Stated goal :: Return each line holding the string "document".

Supplied material ::
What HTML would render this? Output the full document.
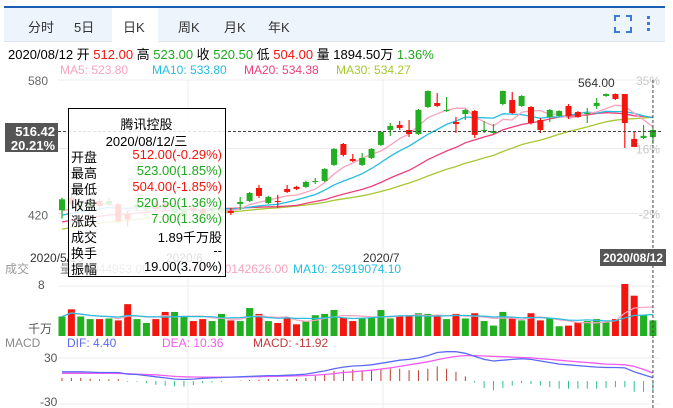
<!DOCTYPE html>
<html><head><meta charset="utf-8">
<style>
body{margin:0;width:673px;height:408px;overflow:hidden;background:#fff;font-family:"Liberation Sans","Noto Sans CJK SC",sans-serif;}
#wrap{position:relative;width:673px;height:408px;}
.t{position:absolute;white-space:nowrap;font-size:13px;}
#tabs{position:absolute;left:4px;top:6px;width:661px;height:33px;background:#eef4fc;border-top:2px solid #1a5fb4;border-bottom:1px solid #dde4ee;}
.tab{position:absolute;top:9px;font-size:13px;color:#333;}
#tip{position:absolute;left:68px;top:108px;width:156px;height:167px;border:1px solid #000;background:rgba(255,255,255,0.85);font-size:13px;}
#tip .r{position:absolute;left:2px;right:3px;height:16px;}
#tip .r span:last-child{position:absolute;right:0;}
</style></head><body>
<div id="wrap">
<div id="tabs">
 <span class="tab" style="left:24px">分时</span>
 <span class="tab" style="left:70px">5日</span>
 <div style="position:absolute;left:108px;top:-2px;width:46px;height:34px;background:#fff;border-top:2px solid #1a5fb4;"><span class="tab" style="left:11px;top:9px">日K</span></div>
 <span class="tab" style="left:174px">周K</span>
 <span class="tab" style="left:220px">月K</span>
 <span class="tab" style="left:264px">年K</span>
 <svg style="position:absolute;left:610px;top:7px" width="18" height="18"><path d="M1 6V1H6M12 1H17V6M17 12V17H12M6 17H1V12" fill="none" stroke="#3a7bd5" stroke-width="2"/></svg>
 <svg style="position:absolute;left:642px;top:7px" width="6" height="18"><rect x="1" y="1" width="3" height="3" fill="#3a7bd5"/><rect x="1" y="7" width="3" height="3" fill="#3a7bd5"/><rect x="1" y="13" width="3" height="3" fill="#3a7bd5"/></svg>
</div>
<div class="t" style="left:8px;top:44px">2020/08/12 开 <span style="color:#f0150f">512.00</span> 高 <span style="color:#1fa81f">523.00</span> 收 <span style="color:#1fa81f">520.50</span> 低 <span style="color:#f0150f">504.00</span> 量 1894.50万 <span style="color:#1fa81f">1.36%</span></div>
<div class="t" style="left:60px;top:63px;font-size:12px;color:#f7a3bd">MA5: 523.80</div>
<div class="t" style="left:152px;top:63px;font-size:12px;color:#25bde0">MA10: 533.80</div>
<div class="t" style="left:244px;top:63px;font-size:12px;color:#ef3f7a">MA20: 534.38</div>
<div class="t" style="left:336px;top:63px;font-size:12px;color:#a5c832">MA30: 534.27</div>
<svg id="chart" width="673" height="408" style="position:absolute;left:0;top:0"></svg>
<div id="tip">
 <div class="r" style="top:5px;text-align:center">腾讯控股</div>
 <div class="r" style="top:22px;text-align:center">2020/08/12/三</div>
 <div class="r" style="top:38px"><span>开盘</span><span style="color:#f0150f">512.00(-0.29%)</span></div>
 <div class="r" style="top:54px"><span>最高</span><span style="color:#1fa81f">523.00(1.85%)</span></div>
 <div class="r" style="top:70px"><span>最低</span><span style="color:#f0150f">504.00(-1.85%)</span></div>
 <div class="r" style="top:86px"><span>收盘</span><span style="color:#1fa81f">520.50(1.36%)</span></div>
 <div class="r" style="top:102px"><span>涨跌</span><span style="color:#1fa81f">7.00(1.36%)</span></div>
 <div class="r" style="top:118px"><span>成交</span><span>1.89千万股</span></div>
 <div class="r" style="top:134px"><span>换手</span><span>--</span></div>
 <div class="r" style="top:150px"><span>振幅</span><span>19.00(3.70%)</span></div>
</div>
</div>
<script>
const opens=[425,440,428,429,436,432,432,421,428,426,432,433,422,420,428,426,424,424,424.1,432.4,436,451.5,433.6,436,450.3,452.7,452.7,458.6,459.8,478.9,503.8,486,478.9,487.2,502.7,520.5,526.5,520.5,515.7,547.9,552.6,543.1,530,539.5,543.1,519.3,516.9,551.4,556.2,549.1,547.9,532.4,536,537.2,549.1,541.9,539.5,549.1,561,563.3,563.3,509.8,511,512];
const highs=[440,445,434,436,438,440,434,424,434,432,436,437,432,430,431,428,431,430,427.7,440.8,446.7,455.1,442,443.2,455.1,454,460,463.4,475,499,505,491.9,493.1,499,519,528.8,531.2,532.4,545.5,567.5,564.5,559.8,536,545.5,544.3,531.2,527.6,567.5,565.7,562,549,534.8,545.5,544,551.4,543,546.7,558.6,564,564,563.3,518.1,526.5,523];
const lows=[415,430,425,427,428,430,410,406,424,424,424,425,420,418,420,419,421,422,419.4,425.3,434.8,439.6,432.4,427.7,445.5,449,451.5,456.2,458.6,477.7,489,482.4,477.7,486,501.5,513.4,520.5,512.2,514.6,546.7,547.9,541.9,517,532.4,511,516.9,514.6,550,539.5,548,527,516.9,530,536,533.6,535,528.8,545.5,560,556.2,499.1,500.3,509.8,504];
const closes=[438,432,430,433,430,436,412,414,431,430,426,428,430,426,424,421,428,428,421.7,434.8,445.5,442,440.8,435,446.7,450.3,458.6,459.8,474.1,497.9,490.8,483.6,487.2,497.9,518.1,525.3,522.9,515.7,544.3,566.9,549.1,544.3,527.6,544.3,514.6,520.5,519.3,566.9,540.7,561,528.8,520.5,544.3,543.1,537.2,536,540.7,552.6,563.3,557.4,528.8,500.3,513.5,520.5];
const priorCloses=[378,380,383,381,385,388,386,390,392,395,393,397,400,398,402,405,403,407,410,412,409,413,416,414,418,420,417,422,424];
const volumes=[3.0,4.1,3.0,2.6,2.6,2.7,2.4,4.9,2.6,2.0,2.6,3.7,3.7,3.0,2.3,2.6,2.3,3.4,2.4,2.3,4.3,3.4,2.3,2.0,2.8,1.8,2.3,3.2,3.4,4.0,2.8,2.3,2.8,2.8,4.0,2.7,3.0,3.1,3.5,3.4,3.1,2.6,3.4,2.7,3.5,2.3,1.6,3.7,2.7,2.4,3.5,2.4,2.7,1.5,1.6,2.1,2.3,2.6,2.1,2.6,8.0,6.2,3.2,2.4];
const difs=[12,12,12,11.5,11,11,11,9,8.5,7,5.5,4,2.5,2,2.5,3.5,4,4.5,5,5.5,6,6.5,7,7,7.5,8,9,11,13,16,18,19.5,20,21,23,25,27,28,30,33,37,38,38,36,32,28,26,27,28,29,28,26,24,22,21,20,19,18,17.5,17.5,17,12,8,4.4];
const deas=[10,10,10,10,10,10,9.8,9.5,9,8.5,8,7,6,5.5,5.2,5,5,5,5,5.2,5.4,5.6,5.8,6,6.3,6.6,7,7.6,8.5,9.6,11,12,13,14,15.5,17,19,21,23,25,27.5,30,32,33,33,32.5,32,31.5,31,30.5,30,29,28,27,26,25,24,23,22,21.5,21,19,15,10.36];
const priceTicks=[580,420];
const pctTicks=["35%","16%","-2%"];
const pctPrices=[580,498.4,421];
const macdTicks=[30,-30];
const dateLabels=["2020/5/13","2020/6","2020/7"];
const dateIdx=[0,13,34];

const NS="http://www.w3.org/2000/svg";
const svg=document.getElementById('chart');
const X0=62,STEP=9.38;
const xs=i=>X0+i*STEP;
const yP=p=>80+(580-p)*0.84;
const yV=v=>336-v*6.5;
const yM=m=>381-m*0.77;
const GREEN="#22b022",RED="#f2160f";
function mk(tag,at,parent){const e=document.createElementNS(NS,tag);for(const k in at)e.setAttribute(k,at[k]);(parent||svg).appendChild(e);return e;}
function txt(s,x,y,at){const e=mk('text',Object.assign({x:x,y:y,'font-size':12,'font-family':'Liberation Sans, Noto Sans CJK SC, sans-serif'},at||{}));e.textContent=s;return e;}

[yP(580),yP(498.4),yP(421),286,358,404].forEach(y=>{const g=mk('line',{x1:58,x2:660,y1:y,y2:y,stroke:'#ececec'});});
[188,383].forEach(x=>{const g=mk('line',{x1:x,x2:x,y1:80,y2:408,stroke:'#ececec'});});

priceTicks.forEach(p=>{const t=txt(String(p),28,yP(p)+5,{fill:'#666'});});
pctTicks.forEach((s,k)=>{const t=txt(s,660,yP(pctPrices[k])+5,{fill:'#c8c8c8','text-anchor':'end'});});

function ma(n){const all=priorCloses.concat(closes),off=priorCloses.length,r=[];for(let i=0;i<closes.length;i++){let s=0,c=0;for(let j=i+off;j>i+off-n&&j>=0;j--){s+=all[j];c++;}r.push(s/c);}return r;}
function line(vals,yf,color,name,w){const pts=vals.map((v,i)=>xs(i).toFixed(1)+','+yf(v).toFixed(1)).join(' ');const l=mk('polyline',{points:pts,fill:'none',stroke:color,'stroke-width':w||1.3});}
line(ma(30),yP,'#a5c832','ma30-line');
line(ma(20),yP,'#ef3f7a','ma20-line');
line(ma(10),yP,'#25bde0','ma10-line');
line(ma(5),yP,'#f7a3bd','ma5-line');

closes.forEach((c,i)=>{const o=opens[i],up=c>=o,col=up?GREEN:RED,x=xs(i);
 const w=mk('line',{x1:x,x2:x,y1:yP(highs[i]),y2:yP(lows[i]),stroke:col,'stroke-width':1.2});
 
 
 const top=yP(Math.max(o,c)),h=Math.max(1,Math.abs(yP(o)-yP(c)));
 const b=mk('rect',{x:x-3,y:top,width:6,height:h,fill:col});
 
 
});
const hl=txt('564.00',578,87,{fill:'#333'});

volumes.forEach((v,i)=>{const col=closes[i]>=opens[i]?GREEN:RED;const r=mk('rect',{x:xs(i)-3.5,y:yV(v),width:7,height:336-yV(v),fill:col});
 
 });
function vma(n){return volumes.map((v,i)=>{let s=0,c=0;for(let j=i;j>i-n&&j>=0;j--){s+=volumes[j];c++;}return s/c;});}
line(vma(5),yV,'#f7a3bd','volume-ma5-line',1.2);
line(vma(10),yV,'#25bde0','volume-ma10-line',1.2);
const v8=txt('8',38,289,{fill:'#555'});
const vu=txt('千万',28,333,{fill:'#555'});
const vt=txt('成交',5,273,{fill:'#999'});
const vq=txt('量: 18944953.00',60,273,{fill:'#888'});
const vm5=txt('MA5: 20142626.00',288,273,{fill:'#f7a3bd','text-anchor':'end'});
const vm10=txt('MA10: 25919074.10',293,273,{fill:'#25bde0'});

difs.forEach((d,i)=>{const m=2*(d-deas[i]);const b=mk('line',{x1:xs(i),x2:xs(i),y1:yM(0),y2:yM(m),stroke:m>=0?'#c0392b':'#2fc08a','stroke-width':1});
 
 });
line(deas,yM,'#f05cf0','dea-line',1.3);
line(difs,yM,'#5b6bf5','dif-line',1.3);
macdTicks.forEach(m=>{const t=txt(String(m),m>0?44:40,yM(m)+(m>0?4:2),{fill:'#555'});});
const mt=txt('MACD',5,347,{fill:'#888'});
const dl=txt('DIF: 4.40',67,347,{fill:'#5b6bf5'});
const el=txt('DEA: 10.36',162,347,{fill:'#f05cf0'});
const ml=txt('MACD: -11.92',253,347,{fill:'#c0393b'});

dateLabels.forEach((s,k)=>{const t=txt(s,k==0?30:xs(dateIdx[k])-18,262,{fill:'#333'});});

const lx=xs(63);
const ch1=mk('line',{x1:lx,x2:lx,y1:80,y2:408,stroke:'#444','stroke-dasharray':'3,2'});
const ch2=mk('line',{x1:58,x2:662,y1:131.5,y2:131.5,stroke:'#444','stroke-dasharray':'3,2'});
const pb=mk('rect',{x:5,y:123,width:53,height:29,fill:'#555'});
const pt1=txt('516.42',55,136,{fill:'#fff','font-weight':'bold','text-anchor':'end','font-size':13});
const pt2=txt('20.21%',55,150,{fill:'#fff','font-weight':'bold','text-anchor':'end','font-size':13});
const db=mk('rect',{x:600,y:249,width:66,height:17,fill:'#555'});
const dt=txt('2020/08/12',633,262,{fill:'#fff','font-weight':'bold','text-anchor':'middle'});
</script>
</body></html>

Exercise output ::
What HTML would render this? Output the full document.
const svg=document.getElementById('chart');
function mk(tag,at,parent){const e=document.createElementNS(NS,tag);for(const k in at)e.setAttribute(k,at[k]);(parent||svg).appendChild(e);return e;}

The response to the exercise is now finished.